Parallelization on muli-CPU hardware?

Wed Oct 6 00:04:56 EDT 2004

Andreas Kostyrka wrote:
 > Aahz wrote:
 >>Alan Kennedy wrote:
 >>
 >>>I agree that it could potentially be a serious hindrance for cpython if
 >>>"multiple core" CPUs become commonplace. This is in contrast to jython
 >>>and ironpython, both of which support multiple-cpu parallelism.
 >>>
 >>>Although I completely accept the usual arguments offered in defense of
 >>>the GIL, i.e. that it isn't a problem in the great majority of use
 >>>cases, I think that position will become more difficult to defend as
 >>>desktop CPUs sprout more and more execution pipelines.

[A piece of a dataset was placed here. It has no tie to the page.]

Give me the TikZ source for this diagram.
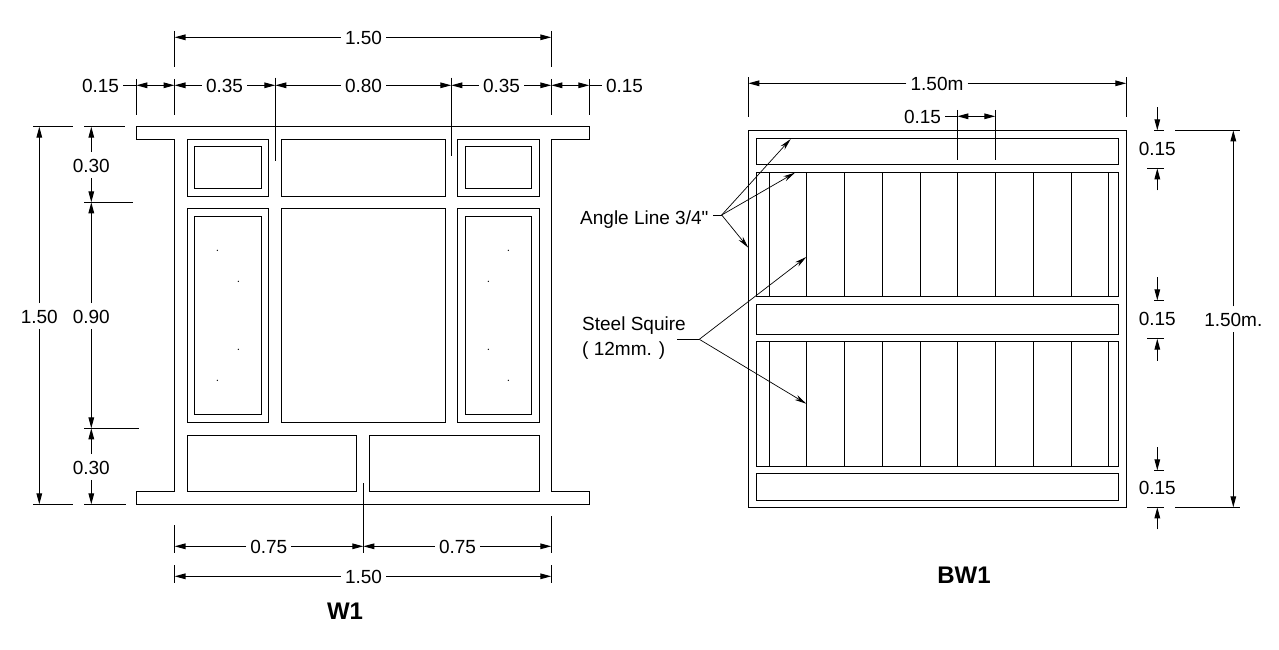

I have to agree with Alan.  The major chip vendors are telling
us that the future is multi-processor.

 >>Perhaps.  Then again, those pipelines will probably have their work cut
 >>out running firewalls, spam filters, voice recognition, and so on.  I
 >>doubt the GIL will make much difference, still.

I don't know of any quantitative demonstration either way, but
demands on computers tend to be bursty.  Frequently, a single
process has a lot of tasks that suddenly demanding computation,
while all other processes are quiet.  A GIL is a killer.

 > Actually I doubt that loosing the GIL would make that much performance
 > difference even on a real (not HT) 4-way box ->
 > What the GIL buys us is no lock contention and no locking overhead
 > with Python.
 >
 > And before somebody cries out, just think how the following trivial
 > statement would happen.
 >
 > a = b + c
 > Lock a
 > Lock b
 > Lock c
 > a = b + c
 > Unlock c
 > Unlock b
 > Unlock a

If that happens frequently, the program has blown it rather
badly.

 > So basically you either get a really huge number of locks (one per
 > object) with enough potential for conflicts, deadlocks and all the other
 > stuff to make it real slow down the ceval.
 >
 > One could use less granularity, and lock say the class of the object
 > involved, but that wouldn't help that much either.

There's a significant point there in that threads do well with
course granularity, and badly with finely parallel algorithms.
But if we look at how sensible multi-threaded programs work, we
see that the threads share little writable data.  Thread
contention is surprisingly rare, outside of identifiable hot-
spots around shared data-structures.

 > So basically the GIL is a design decision that makes sense, perhaps it
 > shouldn't be just called the GIL, call it the "very large locking
 > granularity design decision".
 >
 > And before somebody points out that other languages can use locks too.
 > Well, other languages have usually much lower level execution model than
 > Python. And they usually force the developer to deal with
 > synchronization primitives. Python OTOH had always the "no segmentation
 > fault" policy -> so locking would have be "safe" as in "not producing
 > segfaults". That's not trivial to implement, for example reference
 > counting isn't trivially implementable without locking (at least
 > portably).

It's not trivial to implement, but it is implementable, and is
so valuable that languages that do it are likely to antiquate
those that do not.  For example, Java strictly specified what
the programmer can assume and what he cannot.  Updates to 32-bit
integers are always atomic, updates to 64-bit integers are not.
The Java VM (with the Java libraries) does not crash because of
application-program threading mistakes; or at least if it does
everyone recognizes it as a major bug.  As presently
implemented, Java both allows more thread-concurrency than
Python, and is more thread-safe.

 > So, IMHO, there are basically the following design decisions:
 > GIL: large granularity
 > MSL: (many small locks) would slow down the overall execution of Python
 >      programs.
 > MSLu: (many small locks, unsafe) inacceptable because it would change
 >       Python experience ;)

One-grain-at-a-time is quickly becoming unacceptable regardless
of the granularity.

-- 
--Bryan